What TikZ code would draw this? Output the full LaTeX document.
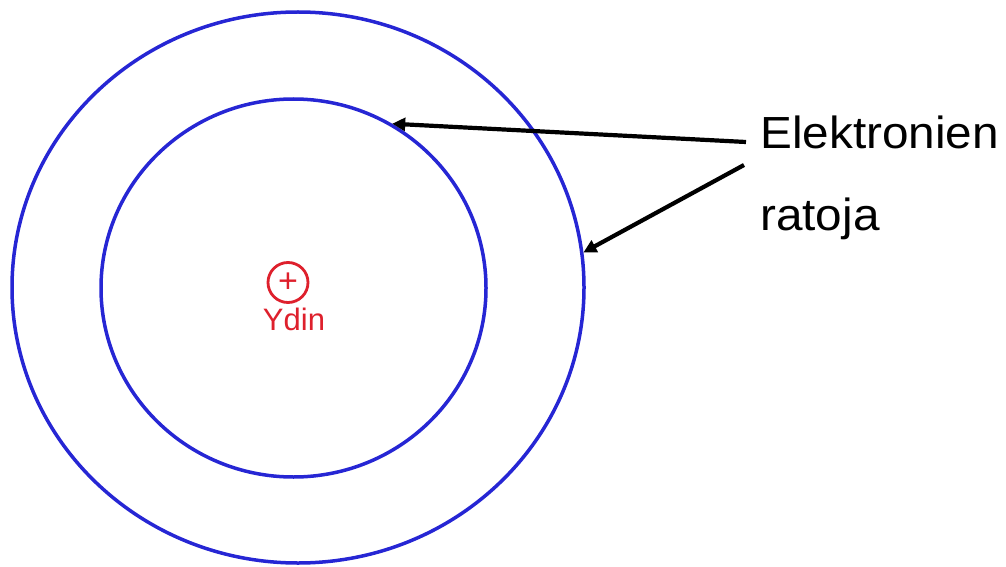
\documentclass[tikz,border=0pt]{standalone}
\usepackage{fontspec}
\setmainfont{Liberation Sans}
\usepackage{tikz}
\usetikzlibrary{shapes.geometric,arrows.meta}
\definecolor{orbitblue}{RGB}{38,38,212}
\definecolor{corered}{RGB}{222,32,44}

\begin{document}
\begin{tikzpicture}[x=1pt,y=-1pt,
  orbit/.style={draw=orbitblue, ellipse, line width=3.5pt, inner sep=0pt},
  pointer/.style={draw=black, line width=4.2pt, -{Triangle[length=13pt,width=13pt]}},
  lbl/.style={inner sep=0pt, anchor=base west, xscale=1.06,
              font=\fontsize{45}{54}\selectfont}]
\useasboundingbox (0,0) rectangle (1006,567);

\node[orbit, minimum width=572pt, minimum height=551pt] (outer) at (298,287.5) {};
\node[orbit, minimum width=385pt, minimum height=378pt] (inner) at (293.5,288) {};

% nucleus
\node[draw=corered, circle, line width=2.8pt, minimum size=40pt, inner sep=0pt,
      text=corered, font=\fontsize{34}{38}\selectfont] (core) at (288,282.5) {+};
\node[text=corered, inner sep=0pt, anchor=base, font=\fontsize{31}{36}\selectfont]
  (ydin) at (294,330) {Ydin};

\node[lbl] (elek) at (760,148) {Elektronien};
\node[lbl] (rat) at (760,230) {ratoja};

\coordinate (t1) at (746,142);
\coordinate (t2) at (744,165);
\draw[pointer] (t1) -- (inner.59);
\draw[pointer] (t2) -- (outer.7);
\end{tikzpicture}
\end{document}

## SET TASK
Give every line above again exactly, with no pictures.

## ANSWER FOR THIS EXERCISE
What TikZ code would draw this? Output the full LaTeX document.
\documentclass[tikz,border=0pt]{standalone}
\usepackage{fontspec}
\setmainfont{Liberation Sans}
\usepackage{tikz}
\usetikzlibrary{shapes.geometric,arrows.meta}
\definecolor{orbitblue}{RGB}{38,38,212}
\definecolor{corered}{RGB}{222,32,44}

\begin{document}
\begin{tikzpicture}[x=1pt,y=-1pt,
  orbit/.style={draw=orbitblue, ellipse, line width=3.5pt, inner sep=0pt},
  pointer/.style={draw=black, line width=4.2pt, -{Triangle[length=13pt,width=13pt]}},
  lbl/.style={inner sep=0pt, anchor=base west, xscale=1.06,
              font=\fontsize{45}{54}\selectfont}]
\useasboundingbox (0,0) rectangle (1006,567);

\node[orbit, minimum width=572pt, minimum height=551pt] (outer) at (298,287.5) {};
\node[orbit, minimum width=385pt, minimum height=378pt] (inner) at (293.5,288) {};

% nucleus
\node[draw=corered, circle, line width=2.8pt, minimum size=40pt, inner sep=0pt,
      text=corered, font=\fontsize{34}{38}\selectfont] (core) at (288,282.5) {+};
\node[text=corered, inner sep=0pt, anchor=base, font=\fontsize{31}{36}\selectfont]
  (ydin) at (294,330) {Ydin};

\node[lbl] (elek) at (760,148) {Elektronien};
\node[lbl] (rat) at (760,230) {ratoja};

\coordinate (t1) at (746,142);
\coordinate (t2) at (744,165);
\draw[pointer] (t1) -- (inner.59);
\draw[pointer] (t2) -- (outer.7);
\end{tikzpicture}
\end{document}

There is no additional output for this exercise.